Asymptotics of SGD in Sequence-Single Index Models and Single-Layer Attention Networks
Luca Arnaboldi, Bruno Loureiro, Ludovic Stephan, Florent Krzakala, Lenka Zdeborova
TL;DR
The paper analyzes SGD dynamics for Sequence Single-Index (SSI) models that generalize single-index learning to sequences with one-layer attention. It introduces the Sequence Information Exponent (SIE) via Hermite expansions and shows the population loss $R(w)$ depends only on the sufficient statistics $(e, m)$, yielding sharp SGD-sample-size scalings: $\mathcal{O}_L(d)$ for $\text{SIE}=1$, $\mathcal{O}_L(d\log^2 d)$ for $\text{SIE}=2$, and $\mathcal{O}_L(d^{\text{SIE}-1})$ for $\text{SIE}\ge 3$, with positional encoding able to reduce the SIE and potentially accelerate learning.
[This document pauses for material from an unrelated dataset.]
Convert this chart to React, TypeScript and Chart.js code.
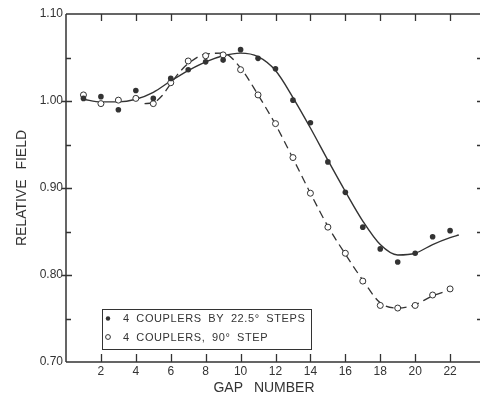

The work also contrasts tied (linear attention) and untied networks to quantify a sequence-length–driven speedup, deriving a gain bound that scales with $L$ under favorable structure, and demonstrates a phase diagram where SGD can converge to semantic or positional minima depending on encoding and target structure. These results provide a rigorous, interpretable framework for understanding how sequential structure and positional encoding influence learning with attention-like models, guiding design choices for sequence tasks. Overall, the paper bridges theory for single- and multi-index models with modern sequence-attention architectures, offering precise predictions for sample complexity, convergence rates, and optimization landscapes in high dimensions.
Abstract
We study the dynamics of stochastic gradient descent (SGD) for a class of sequence models termed Sequence Single-Index (SSI) models, where the target depends on a single direction in input space applied to a sequence of tokens. This setting generalizes classical single-index models to the sequential domain, encompassing simplified one-layer attention architectures. We derive a closed-form expression for the population loss in terms of a pair of sufficient statistics capturing semantic and positional alignment, and characterize the induced high-dimensional SGD dynamics for these coordinates. Our analysis reveals two distinct training phases: escape from uninformative initialization and alignment with the target subspace, and demonstrates how the sequence length and positional encoding influence convergence speed and learning trajectories. These results provide a rigorous and interpretable foundation for understanding how sequential structure in data can be beneficial for learning with attention-based models.